Today was the first day where it really hit me hard how much I miss my husband. Until now it was more that I missed he wasn't here to take care of my daughter to give me the occasional break most mothers of two year olds need. It may be the holidays are fast approaching, making me realize how lonely it is to be a military spouse - no family around, no close friends because I have no time to socialize and meet new ones whenever we move... it's a sad, lonely world sometimes.
My coworkers have been wonderful and very understanding. My lovely boss took our team out for an incredible lunch on Friday, followed by prezzies for everyone... including presents for any young children of team members! I can't imagine a better boss, and I will be sad to leave this department when the time comes. (Wiping another tear away from my eye as I write this...)

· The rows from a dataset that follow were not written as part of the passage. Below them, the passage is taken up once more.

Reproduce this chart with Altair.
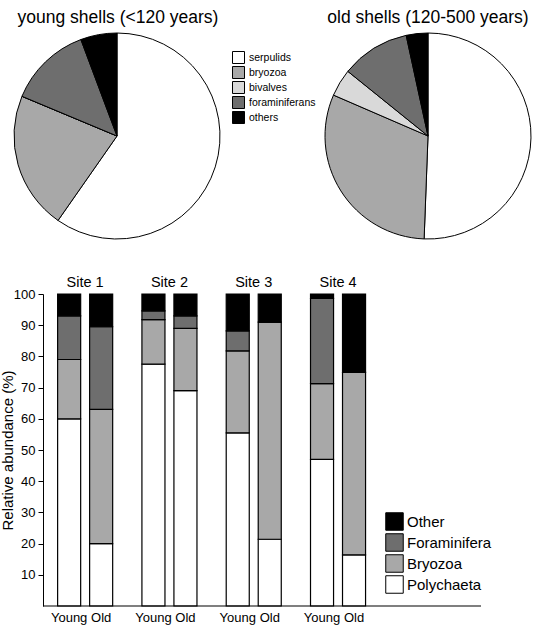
import altair as alt
import pandas as pd

# ---- pie data ----
pie_taxa = ["serpulids", "bryozoa", "bivalves", "foraminiferans", "others"]
young_share = [59.7, 21.6, 0.0, 13.0, 5.7]
old_share = [50.6, 30.9, 4.3, 10.8, 3.4]
pie_colors = ["#ffffff", "#a8a8a8", "#d9d9d9", "#6e6e6e", "#000000"]
pie_titles = ["young shells (<120 years)", "old shells (120-500 years)"]

# ---- bar data (segment sizes, %) ----
sites = ["Site 1", "Site 2", "Site 3", "Site 4"]
ages = ["Young", "Old"]
bar_taxa = ["Polychaeta", "Bryozoa", "Foraminifera", "Other"]
polychaeta = [60, 20, 77.5, 69, 55.5, 21.4, 47, 16.4]
bryozoa = [19, 43, 14.3, 20, 26.3, 69.6, 24.3, 58.5]
foraminifera = [14, 26.5, 2.8, 4, 6.4, 0, 27.3, 0]
other = [7, 10.5, 5.4, 7, 11.8, 9, 1.4, 25.1]
bar_colors = ["#ffffff", "#a8a8a8", "#6e6e6e", "#000000"]
legend_order = ["Other", "Foraminifera", "Bryozoa", "Polychaeta"]
y_ticks = [10, 20, 30, 40, 50, 60, 70, 80, 90, 100]

FONT = "Liberation Sans"

young_df = pd.DataFrame({"Taxon": pie_taxa, "Share": young_share, "ord": range(len(pie_taxa))})
old_df = pd.DataFrame({"Taxon": pie_taxa, "Share": old_share, "ord": range(len(pie_taxa))})

rows = []
series = [polychaeta, bryozoa, foraminifera, other]
k = 0
for s in sites:
    for a in ages:
        for t_i, t in enumerate(bar_taxa):
            rows.append({"Site": s, "Age": a, "Taxon": t, "Value": series[t_i][k], "ord": t_i})
        k += 1
bar_df = pd.DataFrame(rows)
label_df = pd.DataFrame([{"Site": s, "Age": a} for s in sites for a in ages])

pie_fill = alt.Fill(
    "Taxon:N",
    scale=alt.Scale(domain=pie_taxa, range=pie_colors),
    legend=alt.Legend(
        title=None, orient="none", legendX=189, legendY=-243,
        symbolType="square", symbolSize=144, symbolStrokeColor="black",
        symbolStrokeWidth=1, labelFontSize=10.5, labelOffset=4,
        rowPadding=-5.5, padding=0, labelFont=FONT, labelColor="black",
    ),
)

pie_young = alt.Chart(young_df).mark_arc(
    x=74, y=-158, radius=103, stroke="black", strokeWidth=1
).encode(
    theta=alt.Theta("Share:Q", stack=True),
    order=alt.Order("ord:Q"),
    fill=pie_fill,
)
pie_old = alt.Chart(old_df).mark_arc(
    x=385, y=-158, radius=103, stroke="black", strokeWidth=1
).encode(
    theta=alt.Theta("Share:Q", stack=True),
    order=alt.Order("ord:Q"),
    fill=pie_fill,
)
title_young = alt.Chart(pd.DataFrame({"t": [pie_titles[0]]})).mark_text(
    fontSize=17.5, font=FONT, color="black", baseline="middle", align="center"
).encode(text="t:N", x=alt.value(75), y=alt.value(-276))
title_old = alt.Chart(pd.DataFrame({"t": [pie_titles[1]]})).mark_text(
    fontSize=17.5, font=FONT, color="black", baseline="middle", align="center"
).encode(text="t:N", x=alt.value(385), y=alt.value(-276))

pies = alt.layer(pie_young, pie_old, title_young, title_old).resolve_scale(theta="independent")

x_enc = alt.X(
    "Site:N", sort=sites,
    scale=alt.Scale(domain=sites, paddingInner=0, paddingOuter=0.598, align=0),
    axis=alt.Axis(orient="top", title=None, ticks=False, tickSize=0, domain=False,
                  labelPadding=5, labelFontSize=14.5, labelAngle=0,
                  labelFont=FONT, labelColor="black"),
)
xo_enc = alt.XOffset(
    "Age:N", sort=ages,
    scale=alt.Scale(domain=ages, paddingInner=0.28, paddingOuter=0.457),
)

y_axis = alt.Axis(
    values=y_ticks, grid=False, labelOverlap=False, labelSeparation=0,
    tickSize=5, labelFontSize=13, labelPadding=3, labelFont=FONT,
    labelColor="black", tickColor="black", domainColor="black",
    title="Relative abundance (%)", titleFontSize=15, titleFontWeight="normal",
    titleFont=FONT, titleColor="black", titleAngle=270, titleX=-31, titleY=156,
    titleAlign="center", titleBaseline="alphabetic",
)
y_scale = alt.Scale(domain=[0, 100], nice=False)

bars = alt.Chart(bar_df).mark_bar(stroke="black", strokeWidth=1.2).encode(
    x=x_enc,
    xOffset=xo_enc,
    y=alt.Y("Value:Q", stack="zero", scale=y_scale, axis=y_axis),
    fill=alt.Fill(
        "Taxon:N",
        scale=alt.Scale(domain=legend_order, range=[bar_colors[3], bar_colors[2], bar_colors[1], bar_colors[0]]),
        legend=alt.Legend(
            title=None, orient="none", legendX=342, legendY=218,
            symbolType="square", symbolSize=306, symbolStrokeColor="black",
            symbolStrokeWidth=1, labelFontSize=15, labelOffset=3,
            rowPadding=-3.5, padding=0, labelFont=FONT, labelColor="black",
        ),
    ),
    order=alt.Order("ord:Q"),
)

baseline = alt.Chart(pd.DataFrame({"v": [0]})).mark_rule(color="black", strokeWidth=1.2).encode(
    y=alt.Y(datum=0, scale=y_scale, axis=y_axis), x=alt.value(0), x2=alt.value(438)
)

age_labels = alt.Chart(label_df).mark_text(
    fontSize=13, font=FONT, color="black", baseline="middle", align="center"
).encode(
    x=x_enc, xOffset=xo_enc, y=alt.value(324), text="Age:N"
)

bar_group = alt.layer(bars, baseline, age_labels)

chart = alt.layer(pies, bar_group).resolve_scale(fill="independent").properties(
    width=438, height=312,
    autosize=alt.AutoSizeParams(type="none"),
    padding={"left": 43, "top": 294, "right": 54, "bottom": 31},
    background="white",
).configure(font=FONT).configure_view(stroke=None).configure_axisY(labelOverlap=False)

chart.save("out.html", embed_options={"renderer": "svg", "actions": False})
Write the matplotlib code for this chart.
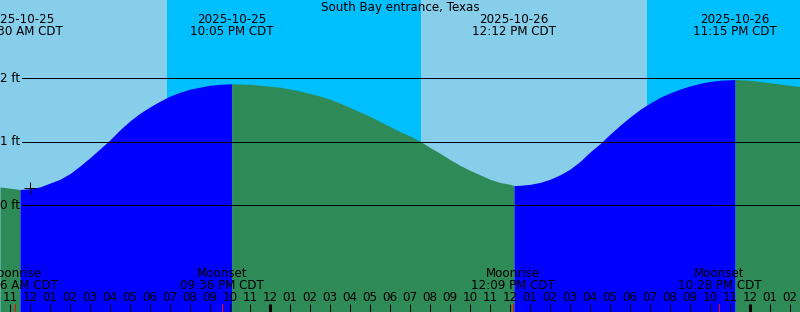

I had respite today, the worker was over a half hour late because she got lost on the bus. I forgave her, at least somewhat, because I take the bus as well and it can be easy at first to get confused where you're to get off, switch buses, etc. It turns out she wasn't that great a worker, she was friendly to my daughter which is most important, but she didn't cook lunch as I asked (microwaved some left over grain salad that I said to serve with lunch, and to not warm up). I'll give her one more chance and see how it goes. She wasn't horrible by any means, just maybe not as good as the others who have come.
Tomorrow is Sunday and I'm debating on going to church; it gives me a bit of a break but I'm not too thrilled about Christianity (I grew up with an extended Christian family) so it makes it difficult. Maybe I'll visit the Unitarian Church, they are all welcoming and don't push you or assume you believe. It's a welcome break from what I'm used to.